What is asked from us in return? Simchat Torah. The joy of our heritage. Adherence and allegiance to a way of life that can at times appear nonsensical and counterintuitive. A lifestyle of trust in something beyond ourselves that, once again, leaves us, you guessed it, vulnerable. Vulnerability, insecurity, is the greatest gift in the world when there is a loving parent picking up the pieces. In addition to the Supreme Power, each generation was and is blessed with leaders who pick up the pieces, lead us through times of uncertainty, give us direction in moments of doubt, confusion and vulnerability.

One such leader was Rav Shlomo Kluger (1783-1869), rav and dayan in Brody for more than fifty years. He was one of the most prolific writers in all of Jewish history, publishing over 160 volumes on Torah and Talmud. He was revered and on hundred of occasions was asked to serve as sandek, or the person who holds the newborn at a circumcision ceremony. It is well accepted that holding the child, besides being a great honor, bestows upon the child traits of the person holding him.

And so Rav Shlomo Kluger arrived to be a sandek one morning only to find that the bris was being delayed. He waited and waited some more. Rav Shlomo inquired and was told that although he was in the room with the newborn and the mohel, the newborn’s father lay on his deathbed in another room a few feet away.

The family was waiting for the father to pass away so that the newborn son could be named after his father. The morning hours were quickly passing and Rav Kluger insisted that the bris take place then and there without further delay. Vulnerable as the family was, they accepted Rav Kluger’s ruling and circumcised the newborn while his father lay near death nearby.

After the bris, Rav Shlomo Kluger went into the father’s room, wished him a mazal tov and blessed him that in the merit of acting with alacrity in a most vulnerable moment, he should experience a complete recovery.

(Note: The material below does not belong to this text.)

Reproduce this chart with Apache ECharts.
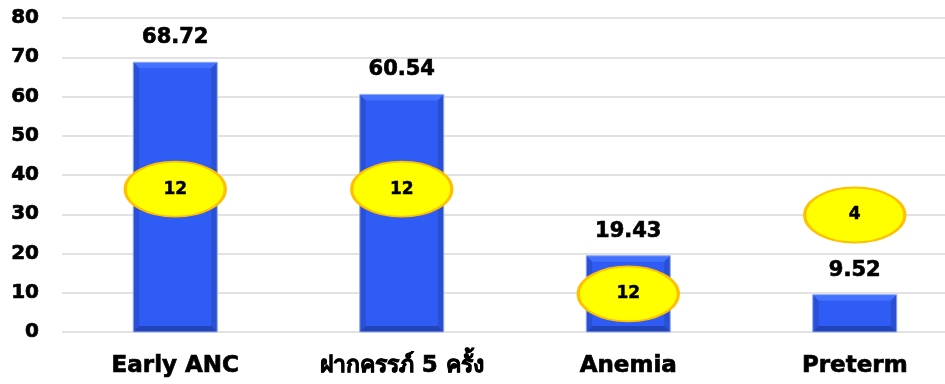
<!DOCTYPE html>
<html>
<head>
<meta charset="utf-8">
<script src="https://cdn.jsdelivr.net/npm/echarts@6/dist/echarts.min.js"></script>
<style>
  html, body { margin: 0; padding: 0; background: #fff; overflow: hidden; width: 945px; height: 384px; }
  #chart { width: 975px; height: 384px; }
</style>
</head>
<body>
<div id="chart"></div>
<script>
// Indicator results (%)
const categories = ['Early ANC', 'ฝากครรภ์ 5 ครั้ง', 'Anemia', 'Preterm'];
const percentValues = [68.72, 60.54, 19.43, 9.52];
// Counts shown in the yellow badges, and the height each badge sits at
const badgeCounts = [12, 12, 12, 4];
const badgeHeights = [36.4, 36.4, 9.7, 29.8];
// Value axis ticks
const yMin = 0, yMax = 80, yStep = 10;

const FONT = '"DejaVu Sans", Verdana, Tahoma, sans-serif';
const heavy = { textBorderColor: '#000', textBorderWidth: 0.7 };

const chart = echarts.init(document.getElementById('chart'));

// Bevelled edges drawn on top of each bar
function renderBevel(params, api) {
  const idx = api.value(0);
  const val = api.value(1);
  const top = api.coord([idx, val]);
  const base = api.coord([idx, 0]);
  const w = 84;
  const x0 = top[0] - w / 2, x1 = top[0] + w / 2;
  const y0 = top[1], y1 = base[1];
  const b = Math.min(6, (y1 - y0) / 3);
  const ix0 = x0 + b, ix1 = x1 - b, iy0 = y0 + b, iy1 = y1 - b;
  return {
    type: 'group',
    children: [
      { type: 'polygon', shape: { points: [[x0, y0], [x1, y0], [ix1, iy0], [ix0, iy0]] },
        style: { fill: '#4272ff' } },
      { type: 'polygon', shape: { points: [[x0, y0], [ix0, iy0], [ix0, iy1], [x0, y1]] },
        style: { fill: '#2a50d8' } },
      { type: 'polygon', shape: { points: [[x1, y0], [x1, y1], [ix1, iy1], [ix1, iy0]] },
        style: { fill: '#2a4fd2' } },
      { type: 'polygon', shape: { points: [[x0, y1], [ix0, iy1], [ix1, iy1], [x1, y1]] },
        style: { fill: '#2343b8' } },
      { type: 'rect', shape: { x: x0, y: y0, width: w, height: y1 - y0 },
        style: { fill: 'none', stroke: '#9db3ee', lineWidth: 1 } }
    ]
  };
}

chart.setOption({
  animation: false,
  grid: { left: 62, top: 18, right: 7, bottom: 52, containLabel: false },
  xAxis: {
    type: 'category',
    data: categories,
    axisLine: { show: false },
    axisTick: { show: false },
    axisLabel: Object.assign({
      color: '#000', fontFamily: FONT, fontWeight: 'bold', fontSize: 23, margin: 23
    }, heavy)
  },
  yAxis: {
    type: 'value',
    min: yMin, max: yMax, interval: yStep,
    axisLine: { show: false },
    axisTick: { show: false },
    axisLabel: Object.assign({
      color: '#000', fontFamily: FONT, fontWeight: 'bold', fontSize: 20, margin: 23
    }, heavy),
    splitLine: { lineStyle: { color: '#d9d9d9', width: 1.5 } }
  },
  series: [
    {
      type: 'bar',
      data: percentValues,
      barWidth: 84,
      itemStyle: { color: '#2f5cf4' },
      label: Object.assign({
        show: true, position: 'top', distance: 14,
        color: '#000', fontFamily: FONT, fontWeight: 'bold', fontSize: 21,
        formatter: p => p.value.toFixed(2)
      }, heavy),
      z: 2
    },
    {
      type: 'custom',
      renderItem: renderBevel,
      data: percentValues.map((v, i) => [i, v]),
      encode: { x: 0, y: 1 },
      silent: true,
      z: 3
    },
    {
      type: 'scatter',
      data: badgeHeights.map((h, i) => [i, h, badgeCounts[i]]),
      symbol: 'circle',
      symbolSize: [100, 55],
      itemStyle: { color: '#ffff00', borderColor: '#ffc000', borderWidth: 2.5, opacity: 1 },
      label: Object.assign({
        show: true, position: 'inside',
        color: '#000', fontFamily: FONT, fontWeight: 'bold', fontSize: 17,
        formatter: p => String(p.value[2])
      }, { textBorderColor: '#000', textBorderWidth: 0.5 }),
      z: 5
    }
  ]
});
</script>
</body>
</html>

Three days later the man was back on his feet, back in the synagogue, back at his job. Father and son enjoyed a long, productive and wonderful life together.

Show me a man with no vulnerabilities and I’ll show you a man headed for self-destruction. Show me a man with a cane or, better yet, friends or, better still, a value system to support him in times of crisis, and I’ll show you a man content and confident as he sits in his Sukkah.